Ground broken for new law school clinical building where students can provide free legal help


University of Hawaiʻi at Mānoa
Beverly Creamer, (808) 389-5736
Media Consultant, Richardson School of Law
Dan Meisenzahl, (808) 348-4936
UH Spokesperson, University of Hawai‘i System
Posted: Nov 30, -0001

Architectural rendering of the new Clinical Building
Architectural rendering of the new Clinical Building

Link to video and sound (details below):

What: Groundbreaking ceremony held for the new Clinical Building at the William S. Richardson School of Law at UH Mānoa 

Where: In the UH Mānoa Law School parking lot in the space where the new structure will be erected.  

Who:  Speakers included Governor David Ige and UH President David Lassner. entrepreneur and attorney William "Bill" K. Richardson and Law School Dean Avi Soifer.

Why: The new building will serve as space for the growing clinical care offered by Law School students and faculty as part of course work for graduation. This clinical service provides thousands of hours of free legal help to some of Hawai‘i’s most vulnerable people, including the elderly, troubled and incarcerated youth, veterans, and families living at or near poverty levels. It will also provide much-needed space to develop practical trial and advocacy skills.  Students are required to serve a minimum of 60 hours of pro bono work in order to graduate.

Other Background: 

  • Funding of $7 million was approved by the state legislature in 2013.
  • Scheduled to open during the fall 2017 semester.
  • Before they graduate, students at Richardson Law School must give 60 hours of pro bono service, but many give far more as part of projects throughout the community. This hands-on training with real clients – under the guidance of experienced attorneys – is an important part of the curriculum at Richardson, and is one of the areas in which the UH Law School scores high nationally.
  • One of the many service projects undertaken by law students is the Access to Justice project overseen by the Judiciary, the Legal Aid Society and AmeriCorps, which offers free legal assistance to those involved in civil court actions. Volunteer community attorneys provide 12 hours of free assistance weekly to clients at the District Court Building at 1111 Alakea St., with law students learning from the experience and assisting the attorneys by providing forms and research.
  • With the additional space provided by the new Clinical Building, the Law School will be able to expand its outreach into the community. It’s estimated that in the last 24 years – since pro bono service became a graduation requirement – the Law School has provided more than 100,000 hours of free legal assistance to people in need such as veterans, the elderly, immigrants, and families living below the poverty level.

Link to video and sound:


2 shots: architect’s rendering and fly-through
2 shots: District Court exterior and Access to Justice Room sign
6 shots: UH law students assisting lawyer/client in Access to Justice Room
6 shots: groundbreaking ceremony


Alyssa Kau, student, Richardson School of Law (:12)
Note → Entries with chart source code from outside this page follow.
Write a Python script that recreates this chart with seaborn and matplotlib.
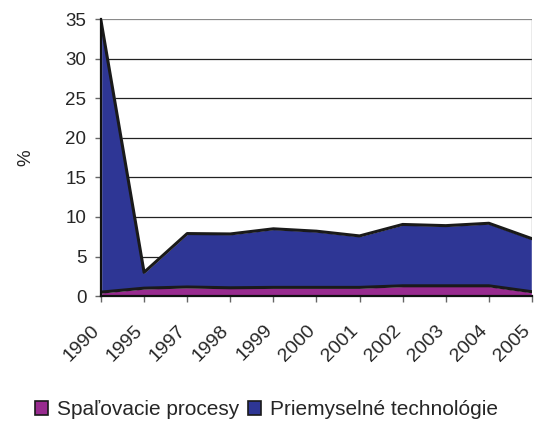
import matplotlib
matplotlib.use("Agg")
import matplotlib.pyplot as plt
import matplotlib.transforms as mtransforms
import seaborn as sns
import pandas as pd
from matplotlib.patches import Patch

years = ["1990", "1995", "1997", "1998", "1999", "2000", "2001", "2002", "2003", "2004", "2005"]
spalovacie = [0.5, 1.0, 1.15, 1.05, 1.1, 1.1, 1.1, 1.3, 1.3, 1.3, 0.55]
priemyselne = [34.3, 2.0, 6.75, 6.8, 7.4, 7.1, 6.5, 7.75, 7.6, 7.9, 6.7]
series_names = ["Spaľovacie procesy", "Priemyselné technológie"]
y_ticks = [0, 5, 10, 15, 20, 25, 30, 35]

sns.set_style("white")
plt.rcParams["font.family"] = ["Liberation Sans", "DejaVu Sans"]

df = pd.DataFrame({"rok": years, series_names[0]: spalovacie, series_names[1]: priemyselne})
df["pos"] = range(len(df))
df["spolu"] = df[series_names[0]] + df[series_names[1]]

fig = plt.figure(figsize=(5.36, 4.23), dpi=100)
ax = fig.add_axes([0.1884, 0.300, 0.8041, 0.655])

colors = ["#982B8F", "#2E3695"]
ax.stackplot(df["pos"], df[series_names[0]], df[series_names[1]],
             colors=colors, zorder=2)

# dark outlines along the top of each layer
for col in [series_names[0], "spolu"]:
    sns.lineplot(data=df, x="pos", y=col, ax=ax, color="#1a1a1a", lw=2.2,
                 zorder=3, legend=False)

ax.set_xlim(0, len(years) - 1)
ax.set_ylim(0, 35)
ax.set_yticks(y_ticks)
ax.set_yticklabels([str(t) for t in y_ticks], fontsize=13.5)
ax.set_xticks(df["pos"])
ax.set_xticklabels(years, rotation=45, ha="right", va="top",
                   rotation_mode="anchor", fontsize=14)
ax.set_xlabel("")
ax.set_ylabel("%", fontsize=13.5, labelpad=22)

for t in y_ticks[1:]:
    ax.axhline(t, color="#222222" if t < 35 else "#8a8a8a", lw=0.9, zorder=1)

for side in ["top", "right"]:
    ax.spines[side].set_visible(False)
for side in ["left", "bottom"]:
    ax.spines[side].set_color("#111111")
    ax.spines[side].set_linewidth(1.6)
    ax.spines[side].set_zorder(4)
ax.axvline(len(years) - 1, color="#999999", lw=1.0, zorder=1)

ax.tick_params(axis="x", bottom=True, length=4.5, width=1, color="#666666", pad=14)
ax.tick_params(axis="y", left=True, length=4.5, width=1, color="#666666", pad=6)

# slanted year labels sit a little left of their ticks
shift = mtransforms.ScaledTranslation(-10 / 100, 0, fig.dpi_scale_trans)
for lbl in ax.get_xticklabels():
    lbl.set_transform(lbl.get_transform() + shift)

handles = [Patch(facecolor=c, edgecolor="#1a1a1a", linewidth=1.2) for c in colors]
fig.legend(handles, series_names, loc="center", bbox_to_anchor=(0.497, 0.031),
           ncol=2, frameon=False, fontsize=15, handlelength=0.62, handleheight=0.62,
           handletextpad=0.45, columnspacing=0.4)

fig.savefig("out.png", dpi=100)
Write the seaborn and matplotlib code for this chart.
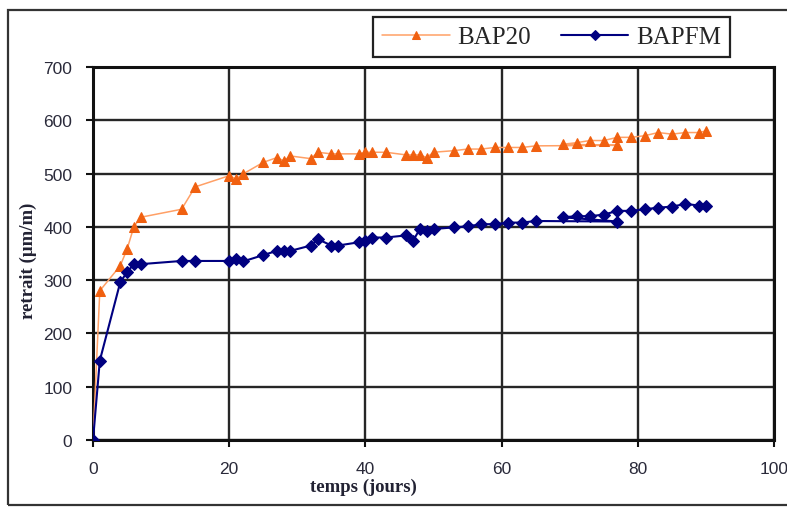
import numpy as np
import pandas as pd
import matplotlib
matplotlib.use("Agg")
import matplotlib.pyplot as plt
from matplotlib.patches import Rectangle
import seaborn as sns

# ---- data ----
temps = [0, 1, 4, 5, 6, 7, 13, 15, 20, 21, 22, 25, 27, 28, 29, 32, 33, 35, 36,
         39, 40, 41, 43, 46, 47, 48, 49, 50, 53, 55, 57, 59, 61, 63, 65, 77,
         69, 71, 73, 75, 77, 79, 81, 83, 85, 87, 89, 90]
bap20 = [0, 280, 327, 358, 400, 418, 433, 475, 496, 490, 499, 521, 530, 524, 533,
         528, 540, 537, 537, 537, 540, 540, 540, 535, 535, 535, 530, 540, 543,
         546, 546, 549, 549, 549, 552, 553, 555, 558, 562, 562, 568, 568, 571,
         577, 574, 577, 577, 580]
bapfm = [0, 149, 296, 315, 330, 330, 336, 336, 336, 340, 335, 347, 355, 355, 355,
         365, 377, 365, 365, 371, 374, 380, 380, 384, 374, 396, 393, 396, 399,
         401, 405, 405, 408, 408, 411, 410, 418, 420, 420, 423, 430, 430, 433,
         436, 438, 443, 440, 440]
series_names = ["BAP20", "BAPFM"]
xticks = [0, 20, 40, 60, 80, 100]
yticks = [0, 100, 200, 300, 400, 500, 600, 700]

df20 = pd.DataFrame({"temps": temps, "retrait": bap20})
dffm = pd.DataFrame({"temps": temps, "retrait": bapfm})

sns.set_theme(style="white")
plt.rcParams["font.family"] = ["Liberation Sans", "DejaVu Sans"]

fig = plt.figure(figsize=(7.87, 5.10), dpi=100)
fig.patch.set_facecolor("white")
ax = fig.add_axes([93 / 787, 1 - 441 / 510, (774 - 93) / 787, (441 - 68) / 510])

# outer frame of the chart object
fig.patches.append(Rectangle((8 / 787, 1 - 506 / 510), 1.2, (506 - 11) / 510,
                             transform=fig.transFigure, fill=False,
                             edgecolor="#333333", linewidth=1.6, zorder=0))

sns.lineplot(data=df20, x="temps", y="retrait", ax=ax, sort=False, estimator=None,
             color="#FFA066", linewidth=1.1, marker="^", markersize=7.5,
             markerfacecolor="#F06010", markeredgecolor="#F06010",
             label=series_names[0], zorder=3)
sns.lineplot(data=dffm, x="temps", y="retrait", ax=ax, sort=False, estimator=None,
             color="#000080", linewidth=1.5, marker="D", markersize=6.5,
             markerfacecolor="#000080", markeredgecolor="#000080",
             label=series_names[1], zorder=4)

ax.set_xlim(0, 100)
ax.set_ylim(0, 700)
ax.set_xticks(xticks)
ax.set_yticks(yticks)
ax.set_xticklabels([str(v) for v in xticks], fontsize=12.5, color="#2a2a3a")
ax.set_yticklabels([str(v) for v in yticks], fontsize=12.5, color="#2a2a3a")
ax.grid(True, color="#262626", linewidth=1.7)
ax.set_axisbelow(True)
for s in ax.spines.values():
    s.set_color("#111111")
    s.set_linewidth(2.2)
ax.tick_params(axis="both", direction="out", length=5, width=1.5, color="#111111",
               bottom=True, left=True, pad=10)

ax.set_xlabel("temps (jours)", family=["Liberation Serif"], fontweight="bold",
              fontsize=13.5, color="#222233")
ax.xaxis.set_label_coords((363 - 93) / 681, -38 / 373)
ax.set_ylabel("retrait (µm/m)", family=["Liberation Serif"], fontweight="bold",
              fontsize=13.5, color="#222233")
ax.yaxis.set_label_coords((37 - 93) / 681, (441 - 261) / 373)

ax.get_legend().remove()
handles, labels = ax.get_legend_handles_labels()
leg = fig.legend(handles, labels, loc="center", bbox_to_anchor=(551.5 / 787, 1 - 38 / 510),
                 ncol=2, frameon=True, fancybox=False, shadow=False,
                 prop={"family": "Liberation Serif", "size": 18},
                 handlelength=2.7, handletextpad=0.3, columnspacing=1.2,
                 borderpad=0.35, markerscale=0.75)
leg.get_frame().set_edgecolor("#222222")
leg.get_frame().set_linewidth(1.6)
leg.get_frame().set_facecolor("white")
leg.get_frame().set_alpha(1)

fig.savefig("out.png", dpi=100, facecolor="white")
“The new clinical building is important to the students because most of what we learn and what we end up practicing comes from these experiences that we give to disadvantaged or lower-income communities.”

Avi Soifer, dean, Richardson School of Law (:19)

“This building could not be more important to the services we provide.  Public interest service has been something we are commited to from the very start and weʻre very proud of the clinics that we have serving all kind of vulnerable clients. We see law as a helping profession and this building is going to be the center for that.”